In The Living Daylights you take on the role of (Timothy Dalton’s) Bond, set on a task of tracking down and taking out the villain, Whitaker. To do this you have to walk, from left to right, across a variety of stages, from a training range to a theater house, Tangiers, Afghanistan, and finally the villain’s own mansion, shooting at anything that looks dangerous. Shoot them before they shoot you and you survive. Let them kill you then, well, you’re a bad secret agent and you’re not completing this mission, James.

The mechanics of the game are pretty simple. As Bond your character walks down a linear path, left to right, through the various stages. Your cursor, when it sits at the right edge of the stage, moves James forward. With the press of keys you can make Bond roll or jump to avoid obstacles and other dangers. Your job (in most stages) is to get from one end of a prescribed area to the other before you run out of health. There’s no time limit, just your own skill with a gun and ability to defend yourself as well as you can.

Of course, as you’re going along there will be bad guys that try to get in your way. The earliest stage has you shooting paintballs at other agents putting you through your paces (at least until the end of the training stage when a real bad guy shows up that you have to kill with a real gun). The theater house then puts a lot of civilians in the way that you want to shoot but shouldn’t. However, when the bad guys show up they’re colored differently so it’s easier to see who they are. Shoot them, not the other people, so you stay alive.

Past these first stages, though, you can shoot at anything that moves because everyone is a bad guy. To shoot you move your cursor away from the edge of the screen and over one of the enemies. Hit a key to fire at them, taking them out. Killing them isn’t necessarily required as, in most stages, all you have to do is get to the other end. But since the bad guys are shooting at you, and doing damage to your health bar, it’s generally better to kill them before they kill you. Maybe that’s not the most secretive way to handle the matter, but it is the most effective.

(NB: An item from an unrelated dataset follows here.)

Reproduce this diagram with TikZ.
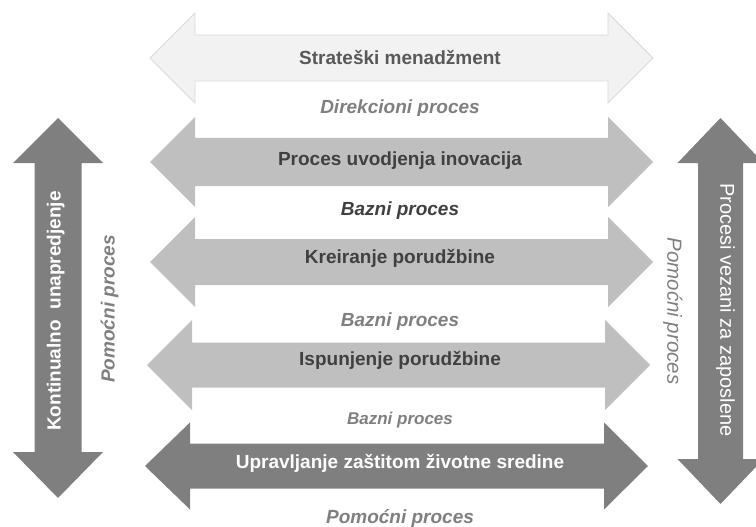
\documentclass[tikz,border=0pt]{standalone}
\usepackage{fontspec}
\setmainfont{Liberation Sans}
\definecolor{paleband}{HTML}{F2F2F2}
\definecolor{paleedge}{HTML}{D9D9D9}
\definecolor{midband}{HTML}{BFBFBF}
\definecolor{darkband}{HTML}{7F7F7F}
\definecolor{inkdark}{HTML}{404040}
\definecolor{inkmid}{HTML}{595959}
\definecolor{inkgray}{HTML}{7F7F7F}
% horizontal double arrow: #1 style, #2 left tip x, #3 shaft start x,
% #4 shaft end x, #5 right tip x, #6 centre y, #7 shaft half height, #8 head half height
\newcommand{\hband}[8]{%
  \path[#1] (#2,#6) -- (#3,#6-#8) -- (#3,#6-#7) -- (#4,#6-#7) -- (#4,#6-#8)
    -- (#5,#6) -- (#4,#6+#8) -- (#4,#6+#7) -- (#3,#6+#7) -- (#3,#6+#8) -- cycle;}
% vertical double arrow: #1 style, #2 centre x, #3 top tip y, #4 top head base y,
% #5 bottom head base y, #6 bottom tip y, #7 shaft half width, #8 head half width
\newcommand{\vband}[8]{%
  \path[#1] (#2,#3) -- (#2+#8,#4) -- (#2+#7,#4) -- (#2+#7,#5) -- (#2+#8,#5)
    -- (#2,#6) -- (#2-#8,#5) -- (#2-#7,#5) -- (#2-#7,#4) -- (#2-#8,#4) -- cycle;}
\tikzset{
  title/.style={anchor=mid, inner sep=0pt, font=\fontsize{19}{22}\selectfont\bfseries, text=inkdark},
  kind/.style={anchor=mid, inner sep=0pt, font=\fontsize{19}{22}\selectfont\bfseries\itshape, text=inkgray},
}
\begin{document}
\begin{tikzpicture}[x=1pt, y=-1pt]
\useasboundingbox (0,0) rectangle (756,527);

% process bands
\hband{fill=paleband, draw=paleedge, line width=0.8pt}{150}{195}{608}{653}{58}{23}{45}
\hband{fill=midband}{150}{195}{608}{653}{162}{24}{45}
\hband{fill=midband}{150}{195}{608}{653}{262}{23}{45}
\hband{fill=midband}{147}{192}{605}{650}{365}{22.5}{45}
\hband{fill=darkband}{145}{190}{604}{648}{466}{22.5}{43.5}

% side bands
\vband{fill=darkband}{58}{118}{163}{452}{498}{23.5}{45}
\vband{fill=darkband}{720.5}{118}{163}{459}{504}{22.5}{43}

% band titles
\node[title, text=inkmid] (strat) at (400,62) {Strateški menadžment};
\node[title] (inov) at (400,163) {Proces uvodjenja inovacija};
\node[title] (kreir) at (400,261) {Kreiranje porudžbine};
\node[title] (ispun) at (400,363) {Ispunjenje porudžbine};
\node[title, text=white] (okol) at (400,466) {Upravljanje zaštitom životne sredine};

% process kinds between the bands
\begin{scope}
  \clip (195,82) rectangle (608,116);
  \node[kind] (dir) at (400,111) {Direkcioni proces};
\end{scope}
\node[kind, text=inkdark] (baz1) at (400,213) {Bazni proces};
\node[kind] (baz2) at (400,324) {Bazni proces};
\begin{scope}
  \clip (192,395) rectangle (605,428);
  \node[kind, font=\fontsize{17}{20}\selectfont\bfseries\itshape] (baz3) at (400,422) {Bazni proces};
\end{scope}
\node[kind] (pom) at (400,521) {Pomoćni proces};

% side labels
\node[title, text=white, rotate=90] (kont) at (58,311) {Kontinualno\ \ unapredjenje};
\node[kind, rotate=90] (poml) at (112,309) {Pomoćni proces};
\node[anchor=mid, inner sep=0pt, font=\fontsize{20}{24}\selectfont, text=white, rotate=-90] (zapos) at (723,310) {Procesi vezani za zaposlene};
\node[anchor=mid, inner sep=0pt, font=\fontsize{20.5}{24}\selectfont\itshape, text=inkgray, rotate=-90] (pomr) at (670,311) {Pomoćni proces};
\end{tikzpicture}
\end{document}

As you’re going between stages you’re given the option to take a secondary weapon or other item with you. Trial and error will prove to be the most useful here as, on your first pass, you won’t realize that you should take a hardhat into a factory where guys are throwing objects at your head, or that you need a bazooka to take out helicopters in another zone. If you don’t take the right item your game will be a lot harder (although maybe not impossible if you play it right). Take the right item, though, and you’ll have a significantly easier time in the stage.

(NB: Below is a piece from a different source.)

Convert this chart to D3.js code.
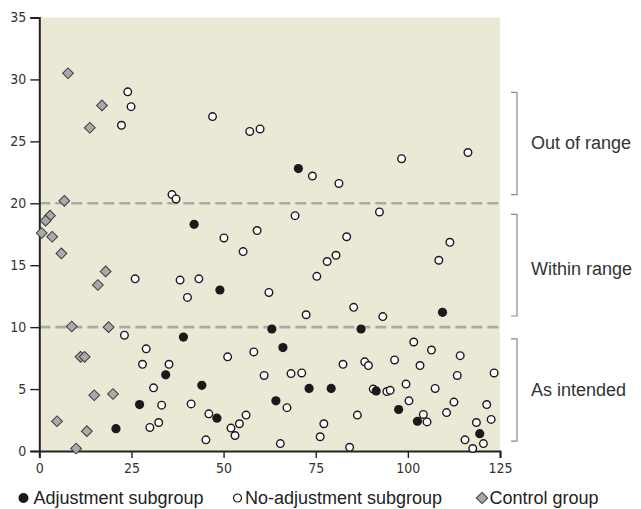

There are two boss fights in the game that marginally change the play experience. One is set at a carnival and you have to shoot all the balloons out of the air that a performer is throwing at you, and if you take a crossbow for this stage you’ll be far better off. The other boss is the big villain, Whitaker, and he’ll throw objects at your legs and head that you have to avoid while shooting him down. Just keep firing and, generally speaking, you’ll be fine.

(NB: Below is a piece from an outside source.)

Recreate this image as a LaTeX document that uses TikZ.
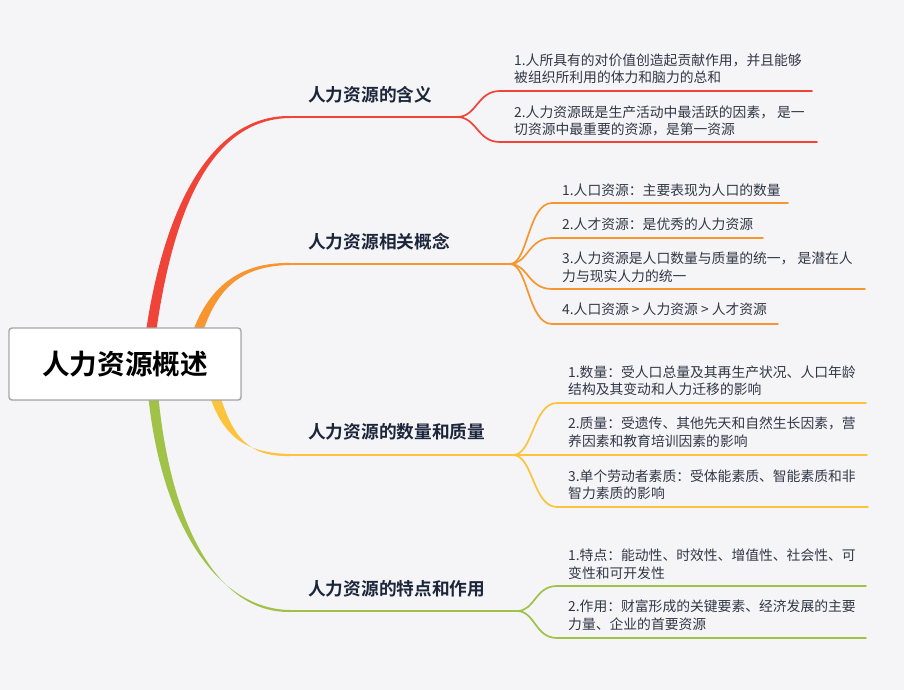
\documentclass[tikz,border=0pt]{standalone}
\usepackage{fontspec}
\setmainfont{Noto Sans CJK SC}[BoldFont={Noto Sans CJK SC Bold}]
\usetikzlibrary{shadows}
\definecolor{bgc}{RGB}{245,245,248}
\definecolor{cred}{RGB}{240,68,56}
\definecolor{corange}{RGB}{247,150,48}
\definecolor{cyellow}{RGB}{251,196,60}
\definecolor{cgreen}{RGB}{160,194,72}
\definecolor{leaftext}{RGB}{50,55,70}
\definecolor{lbltext}{RGB}{28,38,58}
\definecolor{rootborder}{RGB}{168,168,170}
\tikzset{
  leaf/.style={anchor=west, inner sep=0pt, font=\fontsize{13.8}{16}\selectfont, text=leaftext, text height=12.1pt, text depth=1.7pt},
  branchlbl/.style={anchor=west, inner sep=0pt, font=\fontsize{17.7}{20}\selectfont\bfseries, text=lbltext, text height=15.5pt, text depth=2.2pt},
  rootbox/.style={draw=rootborder, line width=1.4pt, fill=white, rounded corners=3pt, minimum width=232pt, minimum height=72pt, inner sep=0pt, font=\fontsize{27.6}{30}\selectfont\bfseries, text=black, text height=24.2pt, text depth=3.4pt, drop shadow={opacity=0.12, shadow xshift=1pt, shadow yshift=-1.2pt}},
  mainline/.style={line width=2pt},
  subline/.style={line width=1.7pt, line cap=round}
}
\begin{document}
\begin{tikzpicture}[x=1pt,y=-1pt]
\fill[bgc] (0,0) rectangle (904,690);
\useasboundingbox (0,0) rectangle (904,690);

% split points
\coordinate (rs) at (457,117);
\coordinate (os) at (510,264);
\coordinate (ys) at (513,455);
\coordinate (gs) at (517,611);
\coordinate (rh) at (288,117);
\coordinate (oh) at (288,264);
\coordinate (yh) at (288,455);
\coordinate (gh) at (288,611);

% tapered main branches
\fill[cred] (146,331.2) .. controls (165.5,199.2) and (215,115) .. (290,116) -- (290,118) .. controls (215,119) and (174.5,200.8) .. (156,332.8) -- cycle;
\fill[corange] (192.3,333) .. controls (207.8,289) and (238,262) .. (290,263) -- (290,265) .. controls (238,266) and (216.2,291) .. (201.7,335) -- cycle;
\fill[cyellow] (209.2,394.3) .. controls (223.7,439.3) and (248,453) .. (290,454) -- (290,456) .. controls (248,457) and (232.3,436.7) .. (218.8,391.7) -- cycle;
\fill[cgreen] (148,393.5) .. controls (160.5,520.5) and (215,609) .. (290,610) -- (290,612) .. controls (215,613) and (169.5,519.5) .. (158,392.5) -- cycle;

% horizontal branch lines
\draw[mainline, cred] (rh) -- (rs);
\draw[mainline, corange] (oh) -- (os);
\draw[mainline, cyellow] (yh) -- (ys);
\draw[mainline, cgreen] (gh) -- (gs);

% root
\node[rootbox] (root) at (125,364) {人力资源概述};

% branch labels
\node[branchlbl] (b1) at (308,95) {人力资源的含义};
\node[branchlbl] (b2) at (308,242) {人力资源相关概念};
\node[branchlbl] (b3) at (308,432) {人力资源的数量和质量};
\node[branchlbl] (b4) at (308,589) {人力资源的特点和作用};

% red sub-branches
\coordinate (r1e) at (812,91);
\coordinate (r2e) at (817,142);
\draw[subline, cred] (rs) .. controls +(20,0) and +(-23,0) .. (500,91) -- (r1e);
\draw[subline, cred] (rs) .. controls +(20,0) and +(-23,0) .. (500,142) -- (r2e);
\node[leaf] (r1a) at (514,60) {1.人所具有的对价值创造起贡献作用，并且能够};
\node[leaf] (r1b) at (514,77) {被组织所利用的体力和脑力的总和};
\node[leaf] (r2a) at (514,112) {2.人力资源既是生产活动中最活跃的因素， 是一};
\node[leaf] (r2b) at (514,129) {切资源中最重要的资源，是第一资源};

% orange sub-branches
\coordinate (o1e) at (788,203);
\coordinate (o2e) at (763,238);
\coordinate (o3e) at (865,289);
\coordinate (o4e) at (778,324);
\draw[subline, corange] (os) .. controls +(18,0) and +(-24,0) .. (552,203) -- (o1e);
\draw[subline, corange] (os) .. controls +(18,0) and +(-24,0) .. (552,238) -- (o2e);
\draw[subline, corange] (os) .. controls +(18,0) and +(-24,0) .. (552,289) -- (o3e);
\draw[subline, corange] (os) .. controls +(18,0) and +(-24,0) .. (552,324) -- (o4e);
\node[leaf] (o1) at (562,190) {1.人口资源：主要表现为人口的数量};
\node[leaf] (o2) at (562,224) {2.人才资源：是优秀的人力资源};
\node[leaf] (o3a) at (562,258) {3.人力资源是人口数量与质量的统一， 是潜在人};
\node[leaf] (o3b) at (562,276) {力与现实人力的统一};
\node[leaf] (o4) at (562,309) {4.人口资源 > 人力资源 > 人才资源};

% yellow sub-branches
\coordinate (y1e) at (866,403);
\coordinate (y2e) at (867,455);
\coordinate (y3e) at (868,507);
\draw[subline, cyellow] (ys) .. controls +(20,0) and +(-24,0) .. (557,403) -- (y1e);
\draw[subline, cyellow] (ys) -- (y2e);
\draw[subline, cyellow] (ys) .. controls +(20,0) and +(-24,0) .. (557,507) -- (y3e);
\node[leaf] (y1a) at (568,372) {1.数量：受人口总量及其再生产状况、人口年龄};
\node[leaf] (y1b) at (568,389) {结构及其变动和人力迁移的影响};
\node[leaf] (y2a) at (568,423) {2.质量：受遗传、其他先天和自然生长因素，营};
\node[leaf] (y2b) at (568,441) {养因素和教育培训因素的影响};
\node[leaf] (y3a) at (568,476) {3.单个劳动者素质：受体能素质、智能素质和非};
\node[leaf] (y3b) at (568,493) {智力素质的影响};

% green sub-branches
\coordinate (g1e) at (866,586);
\coordinate (g2e) at (866,638);
\draw[subline, cgreen] (gs) .. controls +(18,0) and +(-22,0) .. (557,586) -- (g1e);
\draw[subline, cgreen] (gs) .. controls +(18,0) and +(-22,0) .. (557,638) -- (g2e);
\node[leaf] (g1a) at (568,555) {1.特点：能动性、时效性、增值性、社会性、可};
\node[leaf] (g1b) at (568,573) {变性和可开发性};
\node[leaf] (g2a) at (568,606) {2.作用：财富形成的关键要素、经济发展的主要};
\node[leaf] (g2b) at (568,624) {力量、企业的首要资源};
\end{tikzpicture}
\end{document}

And, really, that’s it. That’s all there is to this game. Six short stages where all you do is walk and shoot, and two boss fights where you stand around and shoot. Even casually you can get through this game in less than fifteen minutes, and once you’ve gone through one loop there’s very little impetus to do it again. The game is pretty tightly set, with enemies showing up in the same spots at the same time. You could practice it to get better and faster, or to try and get a higher score, but there’s little incentive to do that.

Really, all you’re getting here is a set of samey stages all largely doing the same thing, with the same action over and over again. Even the boss fights, which ostensibly break up the action, are little more than the same thing packaged in a slightly different way. It would have been interesting to have some other game modes here, maybe a stage set in a car, or maybe a chase sequence mirroring the cello case pursuit from the film. None of the major set pieces make it into the game, it’s just walk and shoot, walk and shoot.

Of course, I do understand why this wasn’t done. The publisher, Domark, had previously released A View to a Kill and that game, with its multiple gameplay modes, was panned by audiences (even if it did sell well). They wanted a more focused, tighter experience so they went with a single walk-and-shoot gameplay loop. While that would lead to a tighter experience, yes, the gameplay still needs something more to it than this. We need more than walking and shooting, just to keep things interesting

Honestly, it makes for a pretty boring experience. While I like the creativity of the mechanics, being able to functionally play this game one handed with a cursor, it just doesn’t have enough meat on it. It’s a very basic, very tedious game that wears out its welcome before you’re even through the first couple of stages. It may only take fifteen minutes to clear the game but I bet, after less than five, you’ll already be done with all that The Living Daylights has to offer. This is a boring little game that should have been reformatted instead of released.